Political candidates are nowhere until their ethics are challenged, their morals are questioned, or their character is assassinated. No one can be considered a viable candidate for elected office until they’re targeted for destruction. Judging from this week’s news, Herman Cain has arrived.

A story that began with two women alleging “inappropriate behavior” has grown to include a third woman, female staffers from a conservative talk radio show in Iowa, and hush money from the National Restaurant Association. Yet the details about what occurred, if anything, have thus far been silenced, if they’re known at all. With each “revelation” the Cain saga seems more and more like Clarence Thomas’ confirmation hearings.

If you’ll recall, Anita Hill offered no credible evidence of “inappropriate behavior” on the part of Thomas. It was a case of “she said” so “he did.” The seriousness of the charge trumped the nature of the evidence. But at least we knew the accusations against Thomas, and his accuser. All we know about Cain is that anonymous women once accused him of misconduct, which could mean anything from a passing compliment, to a wink, to a grope.

No claim against Cain has, as yet, become public. But the lack of details hasn’t prevented the media — namely Politico — from running with the story. Funny how the public’s need to know is quickly served whenever scandal descends on a conservative, especially when that conservative’s popularity has been steadily rising.

The media had little interest in Bill Clinton’s sordid and sundry escapades. Juanita Broaddrick was treated like a stalker, Paula Jones was dismissed as trailer trash, and media outlets had to be dragged kicking and screaming into the Lewinsky affair. Reporters and anchors marveled at Clinton’s uncanny aptitude for misrepresentation. The dominant media also ignored John Edwards, at least until the National Enquirer broke Edwards’ sleazy story and it grew too big to cover-up.
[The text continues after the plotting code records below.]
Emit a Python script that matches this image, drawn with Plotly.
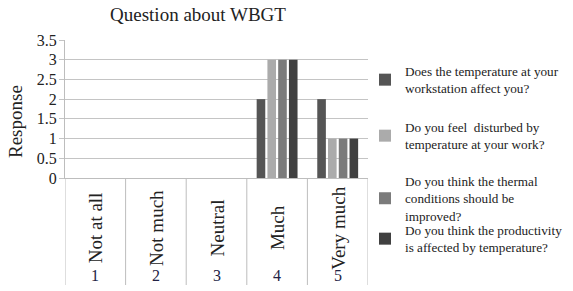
import plotly.graph_objects as go

category_numbers = ["1", "2", "3", "4", "5"]
categories = ["Not at all", "Not much", "Neutral", "Much", "Very much"]
series_names = [
    "Does the temperature at your<br>workstation affect you?",
    "Do you feel  disturbed by<br>temperature at your work?",
    "Do you think the thermal<br>conditions should be<br>improved?",
    "Do you think the productivity<br>is affected by temperature?",
]
series_values = [
    [0, 0, 0, 2, 2],
    [0, 0, 0, 3, 1],
    [0, 0, 0, 3, 1],
    [0, 0, 0, 3, 1],
]
series_colors = ["#555555", "#ababab", "#7b7b7b", "#404040"]
y_ticks = [0, 0.5, 1, 1.5, 2, 2.5, 3, 3.5]

W, H = 573, 291
SERIF = "Liberation Serif"

fig = go.Figure()
legend_keys = ["legend", "legend2", "legend3", "legend4"]
for name, vals, col, lk in zip(series_names, series_values, series_colors, legend_keys):
    fig.add_trace(go.Bar(x=categories, y=vals, name=name, marker_color=col,
                         marker_line_width=0, legend=lk))

legend_tops = [56, 112, 166, 215]
layout_legends = {}
for lk, top in zip(legend_keys, legend_tops):
    layout_legends[lk] = dict(
        xref="container", yref="container", x=(405 - 40) / W, y=1 - top / H,
        xanchor="left", yanchor="top", bgcolor="rgba(0,0,0,0)",
        font=dict(family=SERIF, size=13.2, color="#222222"),
        itemclick=False, itemdoubleclick=False)

fig.update_layout(
    width=W, height=H,
    margin=dict(l=65, r=205, t=40, b=113, autoexpand=False),
    paper_bgcolor="white", plot_bgcolor="white",
    barmode="group", bargap=0.29, bargroupgap=0.2,
    showlegend=True,
    title=dict(text="Question about WBGT", xref="container", yref="container",
               x=198 / W, xanchor="center", y=1 - 14 / H, yanchor="middle",
               font=dict(family=SERIF, size=19, color="#222222")),
    font=dict(family=SERIF, color="#222222"),
    **layout_legends,
)

fig.update_yaxes(range=[0, 3.5], tickvals=y_ticks,
                 ticktext=[f"{v:g}" for v in y_ticks],
                 showgrid=True, gridcolor="#c4c4c4", gridwidth=1,
                 showline=True, linecolor="#bdbdbd", linewidth=1,
                 ticks="outside", ticklen=5, tickcolor="#c4c4c4",
                 ticklabelstandoff=-1, automargin=False,
                 tickfont=dict(family=SERIF, size=16, color="#222222"),
                 zeroline=False, fixedrange=True)
fig.update_xaxes(type="category", showticklabels=False, showgrid=False,
                 showline=True, linecolor="#bdbdbd", linewidth=1,
                 ticks="", zeroline=False, fixedrange=True, automargin=False,
                 range=[-0.5, 4.5])

# category separators
for i in range(len(categories) + 1):
    fig.add_shape(type="line", xref="x", yref="paper",
                  x0=i - 0.5, x1=i - 0.5, y0=0, y1=-(285 - 178) / 138,
                  line=dict(color="#bdbdbd", width=1))

# two-level category labels
for i, (num, nm) in enumerate(zip(category_numbers, categories)):
    fig.add_annotation(x=nm, xref="x", yref="paper", y=-(228 - 178) / 138,
                       text=nm, textangle=-90, showarrow=False,
                       xanchor="center", yanchor="middle",
                       font=dict(family=SERIF, size=19, color="#222222"))
    fig.add_annotation(x=nm, xref="x", yref="paper", y=-(275 - 178) / 138,
                       text=num, showarrow=False,
                       xanchor="center", yanchor="middle",
                       font=dict(family=SERIF, size=16, color="#222244"))

fig.add_annotation(text="Response", textangle=-90, showarrow=False,
                   xref="paper", yref="paper", x=-(65 - 15) / 303, y=(178 - 122) / 138,
                   xanchor="center", yanchor="middle",
                   font=dict(family=SERIF, size=19, color="#222222"))

fig.write_html("out.html", config={"displayModeBar": False},
               post_script="document.body.style.margin='0';document.body.style.padding='0';")
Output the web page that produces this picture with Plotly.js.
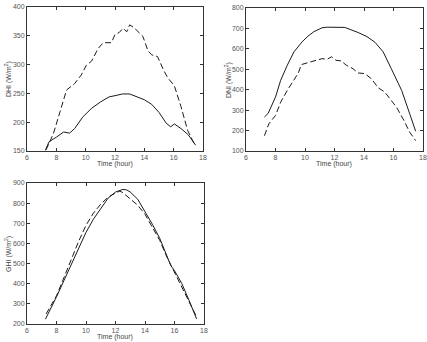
<!DOCTYPE html>
<html>
<head>
<meta charset="utf-8">
<script src="https://cdn.plot.ly/plotly-3.0.1.min.js"></script>
<style>
  html, body { margin: 0; padding: 0; background: #fff; }
  #chart { width: 427px; height: 342px; }
</style>
</head>
<body>
<div id="chart"></div>
<script>
// Diffuse horizontal irradiance (DHI)
const dhiMeasTime = [7.25, 7.5, 8, 8.5, 8.9, 9.25, 9.8, 10.4, 11, 11.6, 12, 12.5, 13, 13.5, 14, 14.5, 15, 15.5, 15.8, 16.05, 16.5, 17, 17.5];
const dhiMeas     = [151, 166, 174, 183, 181, 189, 209, 224, 235, 244, 246, 249, 249, 244, 239, 231, 217, 198, 192, 197, 189, 178, 160];
const dhiModelTime = [7.3, 7.8, 8.25, 8.7, 9.25, 9.7, 10.05, 10.4, 10.85, 11.2, 11.75, 12.0, 12.3, 12.55, 12.8, 13.0, 13.3, 13.9, 14.25, 14.5, 14.9, 15.3, 15.6, 16.05, 16.5, 16.95, 17.45];
const dhiModel     = [152, 180, 218, 256, 267, 282, 299, 306, 328, 338, 338, 352, 356, 363, 357, 369, 364, 349, 324, 317, 314, 291, 277, 263, 227, 186, 160];

// Direct normal irradiance (DNI)
const dniMeasTime = [7.25, 7.5, 8, 8.35, 8.8, 9.25, 9.8, 10.15, 10.6, 11.15, 11.5, 12, 12.7, 13.6, 14.2, 14.75, 15.3, 15.85, 16.55, 17.1, 17.5];
const dniMeas     = [266, 284, 364, 446, 520, 585, 634, 659, 684, 703, 706, 707, 705, 680, 660, 632, 585, 503, 397, 282, 197];
const dniModelTime = [7.25, 7.55, 8, 8.35, 8.8, 9.25, 9.55, 9.75, 10, 10.5, 10.8, 11.15, 11.5, 11.8, 12.1, 12.45, 12.8, 13.25, 13.6, 14.05, 14.5, 14.95, 15.4, 15.85, 16.2, 16.65, 17.1, 17.5];
const dniModel     = [175, 233, 274, 339, 397, 446, 482, 523, 528, 536, 544, 552, 549, 561, 544, 541, 520, 503, 482, 479, 454, 410, 389, 348, 315, 257, 192, 151];

// Global horizontal irradiance (GHI)
const ghiMeasTime = [7.25, 7.5, 8, 8.5, 9, 9.5, 10, 10.5, 11, 11.5, 12, 12.5, 12.75, 13, 13.5, 14, 14.5, 15, 15.5, 15.75, 16, 16.5, 17, 17.5];
const ghiMeas     = [224, 260, 335, 415, 495, 580, 655, 720, 775, 825, 855, 868, 866, 855, 820, 760, 695, 625, 540, 490, 465, 400, 315, 225];
const ghiModelTime = [7.3, 7.5, 8, 8.5, 9, 9.5, 10, 10.5, 11, 11.5, 12, 12.3, 12.5, 12.7, 13, 13.5, 14, 14.5, 15, 15.5, 16, 16.5, 17, 17.5];
const ghiModel     = [250, 275, 340, 430, 520, 610, 690, 750, 795, 830, 850, 860, 852, 840, 820, 790, 745, 680, 615, 530, 455, 385, 305, 235];

const xTicks = [6, 8, 10, 12, 14, 16, 18];

const lineColor = '#1a1a1a';
const tickFont = { family: 'Liberation Sans, Arial, sans-serif', size: 7, color: '#555' };
const titleFont = { family: 'Liberation Sans, Arial, sans-serif', size: 7, color: '#444' };

function solid(x, y, xa, ya) {
  return { x, y, xaxis: xa, yaxis: ya, mode: 'lines', type: 'scatter',
           line: { color: lineColor, width: 1 }, hoverinfo: 'skip', showlegend: false };
}
function dashed(x, y, xa, ya) {
  return { x, y, xaxis: xa, yaxis: ya, mode: 'lines', type: 'scatter',
           line: { color: lineColor, width: 1, dash: '6px,3px' }, hoverinfo: 'skip', showlegend: false };
}

const traces = [
  solid(dhiMeasTime, dhiMeas, 'x', 'y'),
  dashed(dhiModelTime, dhiModel, 'x', 'y'),
  solid(dniMeasTime, dniMeas, 'x2', 'y2'),
  dashed(dniModelTime, dniModel, 'x2', 'y2'),
  solid(ghiMeasTime, ghiMeas, 'x3', 'y3'),
  dashed(ghiModelTime, ghiModel, 'x3', 'y3')
];

const W = 427, H = 342;
function xDom(l, r) { return [l / W, r / W]; }
function yDom(top, bottom) { return [(H - bottom) / H, (H - top) / H]; }

function xAxis(dom, anchor) {
  return { domain: dom, anchor, range: [6, 18], tickvals: xTicks, ticks: 'inside', ticklen: 3,
           tickcolor: '#333', showline: true, linecolor: '#333', linewidth: 1, mirror: 'allticks',
           showgrid: false, zeroline: false, tickfont: tickFont, fixedrange: true };
}
function yAxis(dom, anchor, range, dtick) {
  return { domain: dom, anchor, range, dtick, tick0: range[0], ticks: 'inside', ticklen: 3,
           tickcolor: '#333', showline: true, linecolor: '#333', linewidth: 1, mirror: 'allticks',
           showgrid: false, zeroline: false, tickfont: tickFont, fixedrange: true };
}

function ann(text, x, y, rot, yanchor) {
  return { text, x: x / W, y: (H - y) / H, xref: 'paper', yref: 'paper', showarrow: false,
           textangle: rot || 0, font: titleFont, xanchor: 'center', yanchor: yanchor || 'middle',
           borderpad: 0 };
}

const layout = {
  width: W, height: H,
  margin: { l: 0, r: 0, t: 0, b: 0 },
  paper_bgcolor: '#fff', plot_bgcolor: '#fff',
  showlegend: false,
  xaxis: xAxis(xDom(27, 203), 'y'),
  yaxis: yAxis(yDom(7, 151), 'x', [150, 400], 50),
  xaxis2: xAxis(xDom(246, 423), 'y2'),
  yaxis2: yAxis(yDom(8, 151), 'x2', [100, 800], 100),
  xaxis3: xAxis(xDom(27, 204), 'y3'),
  yaxis3: yAxis(yDom(183, 324), 'x3', [200, 900], 100),
  annotations: [
    ann('Time (hour)', 115, 164),
    ann('DHI (W/m<sup>2</sup>)', 8, 79, -90),
    ann('Time (hour)', 334, 164),
    ann('DNI (W/m<sup>2</sup>)', 228, 80, -90),
    ann('Time (hour)', 115, 342, 0, 'bottom'),
    ann('GHI (W/m<sup>2</sup>)', 8, 254, -90)
  ]
};

Plotly.newPlot('chart', traces, layout, { staticPlot: true, displayModeBar: false });
</script>
</body>
</html>
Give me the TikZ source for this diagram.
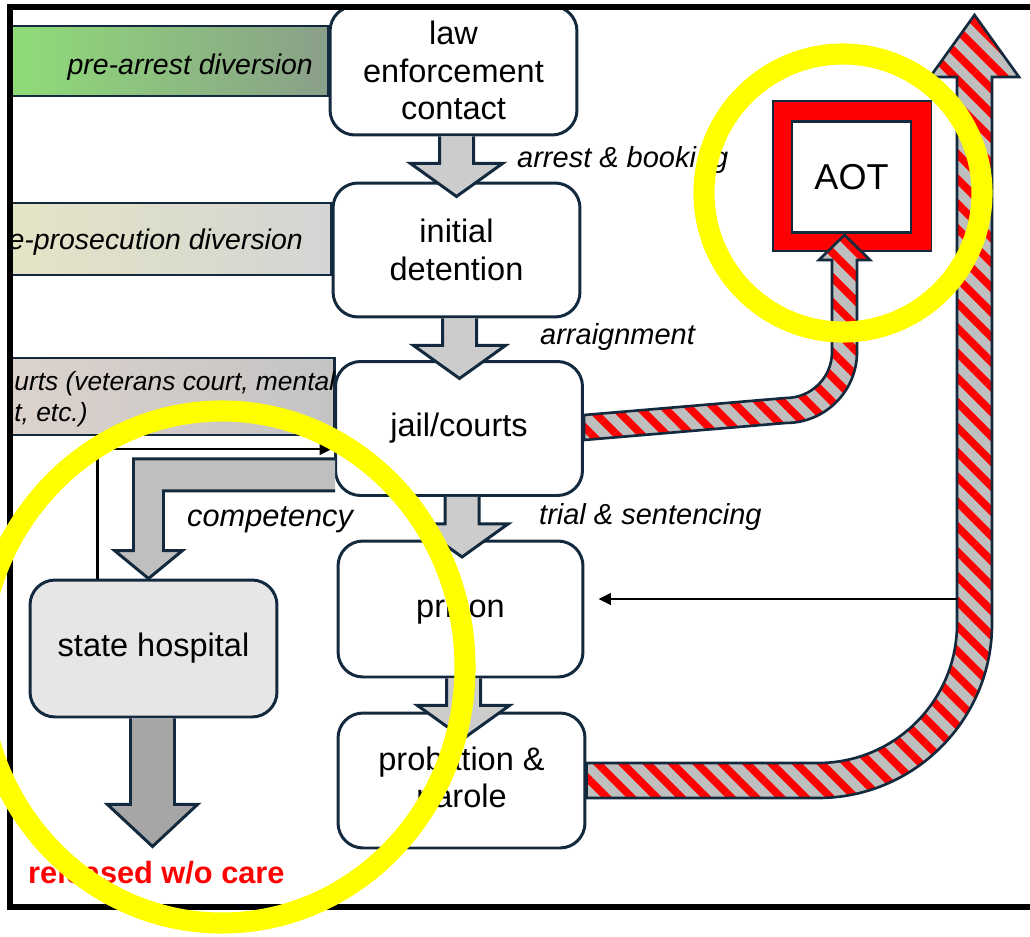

Not even the civil rights activists will come to Cain’s defense; he’ll have to exercise his demons alone. If he were a proper black man, one firmly planted on the leftist plantation, he could play the race card. But as a black conservative, Cain isn’t black enough to charge racism. He’s fair game. Assassinating a conservative’s character is always in season, regardless of their race.

I’m not necessarily defending Herman Cain’s innocence or endorsing his candidacy. But he does exhibit some likable qualities. For example, he’s a Washington outsider without political experience. We need another politician with experience in creating trillion dollar deficits and multi-trillion dollar debt like Eliot Spitzer needs a dose of Cialis.

 Everyone has skeletons in their closet. A political candidate’s skeletons are held in reserve until said candidate gains momentum. There’s simply no need to waste time and effort demeaning an also-ran. The fact that Herman Cain is the eye of a media storm means he’s now considered a viable candidate.